O referido despacho considerou o recurso “inadmissível”, nos termos do artigo
400º, nº1, f) do Código de Processo Penal.
Por despacho de fls. 13, foi indeferida a reclamação que o arguido apresentou ao
Presidente do Supremo Tribunal de Justiça, sustentando, nomeadamente, que a não
admissão de recurso “é um flagrante caso de denegação de justiça e violação das
garantias de processo criminal, ou seja em clara violação do disposto no art.
32º da C.R.P.”.
Segundo este despacho, “abstractamente, nem a cada um dos crimes
integrantes do cúmulo jurídico era aplicável isoladamente pena superior a cinco
anos, nem a pena aplicável a esse cúmulo podia ser superior a cinco anos de
prisão, atento o que se dispõe no art. 77º, nº 2, do CP.

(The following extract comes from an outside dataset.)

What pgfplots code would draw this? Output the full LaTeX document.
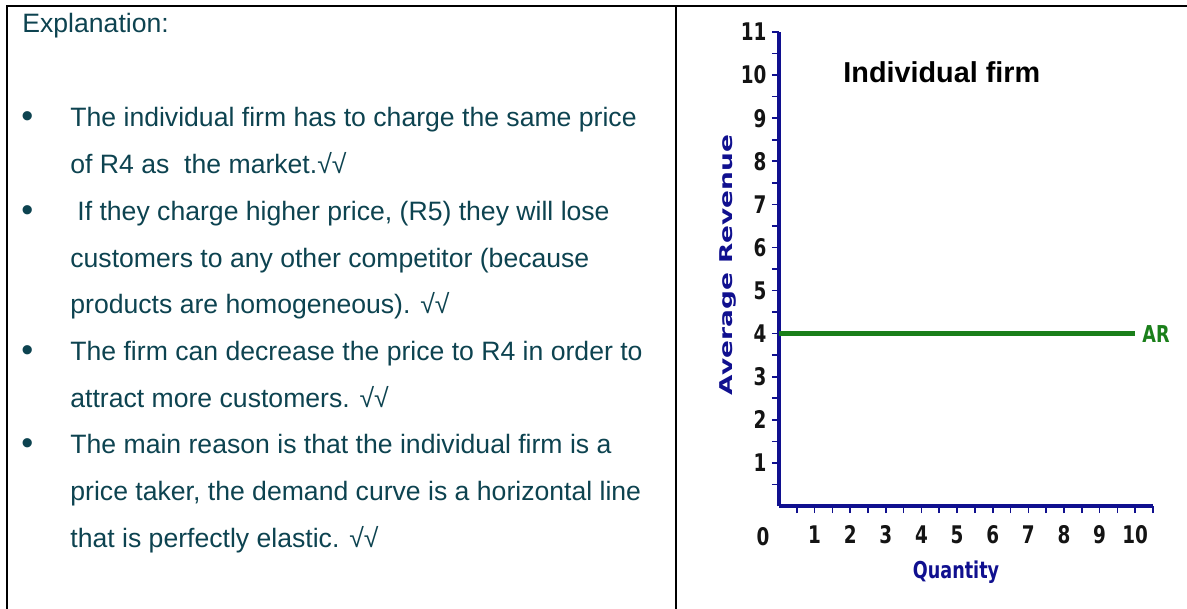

Ora essa situação cai precisamente na previsão da parte final do nº 1 da alínea
e) do art. 400º do CPP.
O acórdão de 04.10.2006 da Relação, ora recorrido, conheceu da nulidade imputada
a acórdão anterior da mesma Relação. E essa nulidade foi correctamente arguida
perante a Relação, atendo o disposto no art. 668º, nº 3, do CPC, aplicável ex vi
do artigo 4º do CPP, porque da decisão do acórdão da Relação não podia haver
recurso, nos termos do art. 400º, nº 1, alínea e), do CPP (…).
E, respeitando a invocação de nulidades a um acórdão irrecorrível, não passa a
ser recorrível a decisão que as apreciou, porque se trata de um processo por
crimes a que é aplicável pena de multa ou de prisão não superior a cinco anos.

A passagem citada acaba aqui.